Os governadores dos Estados do Sul e Sudeste encaminharam, nesta quinta-feira, 2, ao Ministério da Economia uma proposta de prorrogação do prazo final de quitação de precatórios, de 31 de dezembro de 2024 para a mesma data do ano de 2030, e a suspensão do pagamento pecuniário pelos próximos 12 meses. A proposta gerou reação de especialistas, como Luiz Gustavo Cordeiro Gomes, presidente da Fundação de Estudos para o Desenvolvimento da Administração Pública (Fedap). Na sua avaliação, a medida poderá implicar no prolongamento das dívidas que se arrastam desde 2002 e concentram aproximadamente 200 mil credores, com mais de 60 anos. "Ou seja, a fila não vai andar, prejudicando especialmente os mais idosos", destaca.
Gomes ressalta, ainda, que o Estado de São Paulo, maior beneficiário da medida, não precisaria desse tipo de auxílio para o combate ao coronavírus, uma vez que desde 2015 (com a lei complementar 151), o Estado não utiliza recursos orçamentários para o pagamento dessas despesas, mas sim os recursos levantados dos depósitos judiciais administrados pelo Tribunal de Justiça do Estado.
Com um posicionamento contrário, o advogado e especialista em direito público Cristiano Vilela, sócio do escritório Vilela, Silva Gomes & Miranda Advogados diz que trata-se de uma medida emergencial, que tem de ser contextualizada no cenário atual de luta contra a covid-19. "Os Estados, neste momento, têm de buscar recursos disponíveis para mitigar os efeitos das medidas de isolamento na economia, no emprego, especialmente diante da inércia do governo federal.
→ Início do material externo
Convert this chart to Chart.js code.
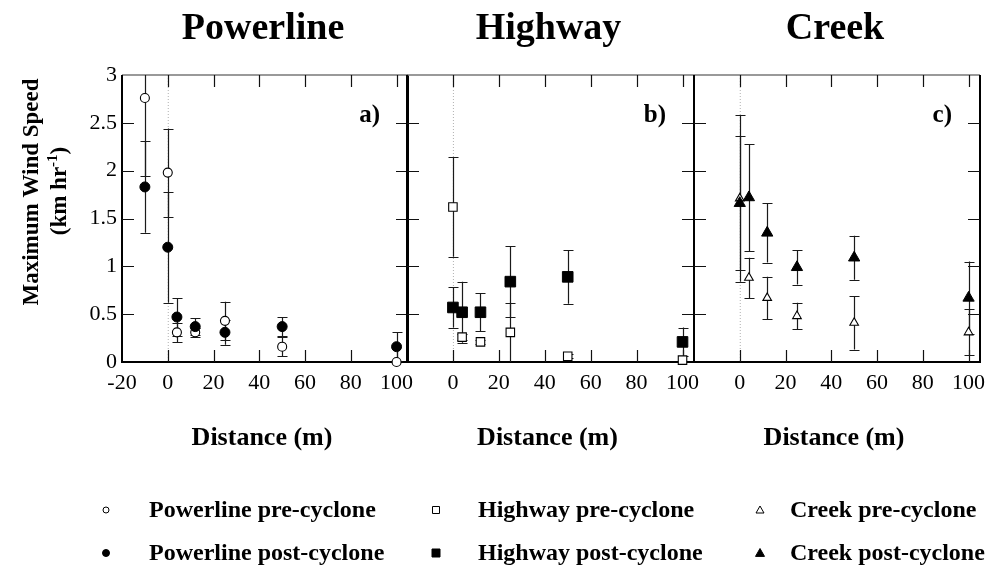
<!DOCTYPE html>
<html>
<head>
<meta charset="utf-8">
<script src="https://cdn.jsdelivr.net/npm/chart.js@4"></script>
<style>
  html, body { margin: 0; padding: 0; background: #fff; }
  #wrap { position: relative; width: 990px; height: 572px; }
  #wrap canvas { position: absolute; left: 0; top: 0; }
</style>
</head>
<body>
<div id="wrap">
  <canvas id="painelA" width="990" height="572"></canvas>
  <canvas id="painelB" width="990" height="572"></canvas>
  <canvas id="painelC" width="990" height="572"></canvas>
</div>
<script>
const SERIF = "'Liberation Serif', 'Times New Roman', serif";

// Powerline
const distPowerline = [-10, 0, 4, 12, 25, 50, 100];
const powerlinePre = [2.76, 1.98, 0.31, 0.31, 0.43, 0.16, 0.00];
const powerlinePreErro = [0.82, 0.46, 0.10, 0.05, 0.20, 0.10, 0];
const powerlinePos = [1.83, 1.20, 0.47, 0.37, 0.31, 0.37, 0.16];
const powerlinePosErro = [0.48, 0.58, 0.20, 0.09, 0.13, 0.10, 0.15];

// Highway
const distHighway = [0, 4, 12, 25, 50, 100];
const highwayPre = [1.62, 0.26, 0.21, 0.31, 0.06, 0.02];
const highwayPreErro = [0.52, 0.03, 0.02, 0.31, 0.02, 0];
const highwayPos = [0.57, 0.52, 0.52, 0.84, 0.89, 0.21];
const highwayPosErro = [0.21, 0.32, 0.20, 0.37, 0.28, 0.15];

// Creek
const distCreek = [0, 4, 12, 25, 50, 100];
const creekPre = [1.71, 0.88, 0.67, 0.48, 0.41, 0.31];
const creekPreErro = [0.87, 0.21, 0.22, 0.14, 0.28, 0.24];
const creekPos = [1.66, 1.72, 1.35, 0.99, 1.09, 0.67];
const creekPosErro = [0.70, 0.56, 0.31, 0.18, 0.23, 0.38];

const yTickLabels = ["0", "0.5", "1", "1.5", "2", "2.5", "3"];
const xTickLabels = ["-20", "0", "20", "40", "60", "80", "100"];

const titulos = ["Powerline", "Highway", "Creek"];
const letras = ["a)", "b)", "c)"];
const legendaTextos = [
    ["Powerline pre-cyclone", "Highway pre-cyclone", "Creek pre-cyclone"],
    ["Powerline post-cyclone", "Highway post-cyclone", "Creek post-cyclone"]
];

function pontos(xs, ys) {
    return xs.map((x, i) => ({ x, y: ys[i] }));
}

// barras de erro, linha do zero, moldura e ticks internos
const molduraPlugin = {
    id: "moldura",
    beforeDatasetsDraw(chart) {
        const { ctx, chartArea: a, scales } = chart;
        ctx.save();

        // linha pontilhada em x = 0
        const x0 = scales.x.getPixelForValue(0);
        ctx.strokeStyle = "#b0b0b0";
        ctx.lineWidth = 1;
        ctx.setLineDash([1, 2]);
        ctx.beginPath();
        ctx.moveTo(x0 + 0.5, a.top);
        ctx.lineTo(x0 + 0.5, a.bottom);
        ctx.stroke();
        ctx.setLineDash([]);

        // moldura
        ctx.strokeStyle = "#777";
        ctx.lineWidth = 1.5;
        ctx.beginPath();
        ctx.moveTo(a.left, a.top);
        ctx.lineTo(a.right, a.top);
        ctx.stroke();
        ctx.strokeStyle = "#000";
        ctx.lineWidth = 2;
        ctx.beginPath();
        ctx.moveTo(a.left, a.top);
        ctx.lineTo(a.left, a.bottom);
        ctx.lineTo(a.right, a.bottom);
        ctx.lineTo(a.right, a.top);
        ctx.stroke();

        // ticks para dentro
        ctx.lineWidth = 1.2;
        ctx.strokeStyle = "#111";
        const tam = 12;
        scales.x.ticks.forEach(t => {
            const px = Math.round(scales.x.getPixelForValue(t.value)) + 0.5;
            if (px <= a.left + 2) return;
            ctx.beginPath();
            ctx.moveTo(px, a.bottom);
            ctx.lineTo(px, a.bottom - tam);
            ctx.moveTo(px, a.top);
            ctx.lineTo(px, a.top + tam);
            ctx.stroke();
        });
        scales.y.ticks.forEach(t => {
            const py = Math.round(scales.y.getPixelForValue(t.value)) + 0.5;
            if (py >= a.bottom - 2 || py <= a.top + 2) return;
            ctx.beginPath();
            ctx.moveTo(a.left, py);
            ctx.lineTo(a.left + tam, py);
            ctx.moveTo(a.right, py);
            ctx.lineTo(a.right - tam, py);
            ctx.stroke();
        });

        // barras de erro
        ctx.beginPath();
        ctx.rect(a.left, a.top, a.right - a.left, a.bottom - a.top + 1);
        ctx.clip();
        ctx.strokeStyle = "#1a1a1a";
        ctx.lineWidth = 1.2;
        chart.data.datasets.forEach((ds, i) => {
            const meta = chart.getDatasetMeta(i);
            meta.data.forEach((el, j) => {
                const e = ds.erros[j];
                if (!e) return;
                const v = ds.data[j].y;
                const px = Math.round(el.x) + 0.5;
                const yTop = scales.y.getPixelForValue(v + e);
                const yBot = scales.y.getPixelForValue(Math.max(0, v - e));
                ctx.beginPath();
                ctx.moveTo(px, yTop);
                ctx.lineTo(px, yBot);
                ctx.moveTo(px - 5, Math.round(yTop) + 0.5);
                ctx.lineTo(px + 5, Math.round(yTop) + 0.5);
                if (v - e > 0) {
                    ctx.moveTo(px - 5, Math.round(yBot) + 0.5);
                    ctx.lineTo(px + 5, Math.round(yBot) + 0.5);
                }
                ctx.stroke();
            });
        });
        ctx.restore();
    }
};

// titulos, letras dos paineis e titulo do eixo x
const textosPlugin = {
    id: "textos",
    afterDraw(chart, args, opts) {
        const { ctx, chartArea: a } = chart;
        const cx = (a.left + a.right) / 2;
        ctx.save();
        ctx.fillStyle = "#000";
        ctx.textAlign = "center";
        ctx.textBaseline = "alphabetic";
        ctx.font = `bold 38px ${SERIF}`;
        ctx.fillText(opts.titulo, cx - 2, 39);

        ctx.font = `bold 26px ${SERIF}`;
        ctx.fillText("Distance (m)", cx - 3, 445);

        ctx.textAlign = "right";
        ctx.font = `bold 25px ${SERIF}`;
        ctx.fillText(opts.letra, a.right - 28, 122);
        ctx.restore();
    }
};

function desenharSimbolo(ctx, tipo, cheio, x, y) {
    ctx.beginPath();
    if (tipo === "circle") {
        ctx.arc(x, y, cheio ? 3.5 : 3, 0, Math.PI * 2);
    } else if (tipo === "rect") {
        const s = cheio ? 4 : 3.5;
        ctx.rect(x - s, y - s, 2 * s, 2 * s);
    } else {
        const s = cheio ? 4.5 : 4;
        ctx.moveTo(x, y - s);
        ctx.lineTo(x + s, y + s * 0.75);
        ctx.lineTo(x - s, y + s * 0.75);
        ctx.closePath();
    }
    ctx.fillStyle = cheio ? "#000" : "#fff";
    ctx.fill();
    ctx.strokeStyle = "#000";
    ctx.lineWidth = 1;
    ctx.stroke();
}

// eixo y e legenda (so no primeiro painel)
const extrasPlugin = {
    id: "extras",
    afterDraw(chart) {
        const { ctx } = chart;
        ctx.save();
        ctx.fillStyle = "#000";
        ctx.textAlign = "center";
        ctx.textBaseline = "middle";

        ctx.translate(32, 192);
        ctx.rotate(-Math.PI / 2);
        ctx.font = `bold 23px ${SERIF}`;
        ctx.fillText("Maximum Wind Speed", 0, 0);
        ctx.restore();

        ctx.save();
        ctx.fillStyle = "#000";
        ctx.translate(60, 191);
        ctx.rotate(-Math.PI / 2);
        ctx.textBaseline = "middle";
        ctx.textAlign = "left";
        const fNormal = `bold 23px ${SERIF}`;
        const fSup = `bold 15px ${SERIF}`;
        ctx.font = fNormal;
        const w1 = ctx.measureText("(km hr").width;
        const w3 = ctx.measureText(")").width;
        ctx.font = fSup;
        const w2 = ctx.measureText("-1").width;
        let x = -(w1 + w2 + w3) / 2;
        ctx.font = fNormal;
        ctx.fillText("(km hr", x, 0);
        x += w1;
        ctx.font = fSup;
        ctx.fillText("-1", x, -7);
        x += w2;
        ctx.font = fNormal;
        ctx.fillText(")", x, 0);
        ctx.restore();

        // legenda
        const tipos = ["circle", "rect", "triangle"];
        const simbX = [106, 436, 760];
        const textoX = [149, 478, 790];
        const linhasY = [510, 553];
        ctx.save();
        ctx.font = `bold 24px ${SERIF}`;
        ctx.textAlign = "left";
        ctx.textBaseline = "middle";
        linhasY.forEach((ly, r) => {
            tipos.forEach((t, c) => {
                desenharSimbolo(ctx, t, r === 1, simbX[c], ly);
                ctx.fillStyle = "#000";
                ctx.fillText(legendaTextos[r][c], textoX[c], ly + 1);
            });
        });
        ctx.restore();
    }
};

function criarPainel(id, idx, dist, pre, preErro, pos, posErro, estilo, raios, esquerda, direita) {
    const primeiro = idx === 0;
    const plugins = [molduraPlugin, textosPlugin];
    if (primeiro) plugins.push(extrasPlugin);

    return new Chart(document.getElementById(id), {
        type: "scatter",
        data: {
            datasets: [
                {
                    label: titulos[idx] + " post-cyclone",
                    data: pontos(dist, pos),
                    erros: posErro,
                    pointStyle: estilo,
                    pointRadius: raios[1],
                    backgroundColor: "#000",
                    borderColor: "#000",
                    borderWidth: 1,
                    clip: false
                },
                {
                    label: titulos[idx] + " pre-cyclone",
                    data: pontos(dist, pre),
                    erros: preErro,
                    pointStyle: estilo,
                    pointRadius: raios[0],
                    backgroundColor: "#fff",
                    borderColor: "#000",
                    borderWidth: 1.1,
                    clip: false
                }
            ]
        },
        plugins,
        options: {
            responsive: false,
            animation: false,
            events: [],
            layout: {
                padding: { left: primeiro ? 0 : esquerda, right: 990 - direita, top: 75, bottom: 170 }
            },
            plugins: {
                legend: { display: false },
                title: { display: false },
                tooltip: { enabled: false },
                textos: { titulo: titulos[idx], letra: letras[idx] }
            },
            scales: {
                x: {
                    type: "linear",
                    min: -20,
                    max: 105,
                    afterFit: s => {
                        s.height = 40;
                        s.paddingLeft = 0;
                        s.paddingRight = 0;
                    },
                    grid: { display: false, drawTicks: false },
                    border: { display: false },
                    ticks: {
                        stepSize: 20,
                        includeBounds: false,
                        autoSkip: false,
                        maxRotation: 0,
                        padding: 8,
                        color: "#000",
                        font: { family: SERIF, size: 22 },
                        callback: (v, i) => (!primeiro && v === -20) ? "" : xTickLabels[i]
                    }
                },
                y: {
                    min: 0,
                    max: 3,
                    afterFit: s => {
                        s.width = primeiro ? esquerda : 0;
                        s.paddingTop = 0;
                        s.paddingBottom = 0;
                    },
                    grid: { display: false, drawTicks: false },
                    border: { display: false },
                    ticks: {
                        display: primeiro,
                        stepSize: 0.5,
                        padding: 5,
                        color: "#000",
                        font: { family: SERIF, size: 22 },
                        callback: (v, i) => yTickLabels[i]
                    }
                }
            }
        }
    });
}

criarPainel("painelA", 0, distPowerline, powerlinePre, powerlinePreErro, powerlinePos, powerlinePosErro,
    "circle", [4.5, 5], 122, 408);
criarPainel("painelB", 1, distHighway, highwayPre, highwayPreErro, highwayPos, highwayPosErro,
    "rect", [6, 7.5], 407, 694);
criarPainel("painelC", 2, distCreek, creekPre, creekPreErro, creekPos, creekPosErro,
    "triangle", [5, 6.5], 694, 980);
</script>
</body>
</html>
Nesse sentido, essa medida excepcional será valiosa para os Estados, especialmente aqueles que se utilizam de recursos orçamentários para o custeio de precatórios ".
Na linha de Gomes, o advogado Fernando Neisser, coordenador adjunto da Academia Brasileira de Direito Eleitoral e Político e sócio do escritório Rubens Naves Santos Jr. Advogados, classifica como "oportunista e cruel" tal solução. Segundo ele, há muito tempo, União, Estados e municípios buscam custear parte de seus gastos com um verdadeiro empréstimo compulsório, representado pelos atrasos no pagamento de suas dívidas com terceiros, os chamados precatórios.
"Diante da grave crise que o mundo atravessa, governadores vêm propor a suspensão do pagamento de suas dívidas com cidadãos e empresas – o que tem o potencial de afetar ainda mais duramente as pessoas em situação de maior risco, uma vez que parte substancial destas dívidas são créditos alimentares de idosos", destaca.
Neisser sinaliza que a sugestão vai para um caminho inverso do ideal. "Mais ofensiva ainda é a sugestão de que a crise justifique adiar por mais seis anos o prazo final para quitação das dívidas. Nada aponta neste sentido. É preciso que o Congresso Nacional não ceda a tais pressões e saiba separar as medidas efetivamente necessárias para o esforço que o momento requer daquelas oportunistas e lesivas aos cidadãos".
Para o advogado Gustavo Viseu, sócio do escritório Viseu Advogados, a proposta dos governadores não surpreende. "Essa proposta de postergação do pagamento de precatórios não surpreende, dado o histórico de moratórias que tivemos nas últimas décadas. Temos clientes que aguardam receber suas indenizações desde os anos 80 e agora, mais uma vez, se veem na iminência de novo adiamento. É lamentável".
A opinião é compartilhada por Philippe Ambrosio Castro e Silva, sócio do escritório Giamundo Neto Advogados. "Tal proposta consiste mais uma moratória, dentre tantas que o Estado brasileiro já editou e impôs em face dos cidadãos desde a promulgação da Constituição de 1988 – o que evidencia a ineficiência e má gestão dos recursos públicos, bem como o descaso para com o cumprimento de decisões judiciais por parte da Administração Pública. Agora, o Estado se vale de uma situação de crise momentânea, em claro sinal de desvio de finalidade, para justificar e ampliar ainda mais sua própria ineficiência", destaca.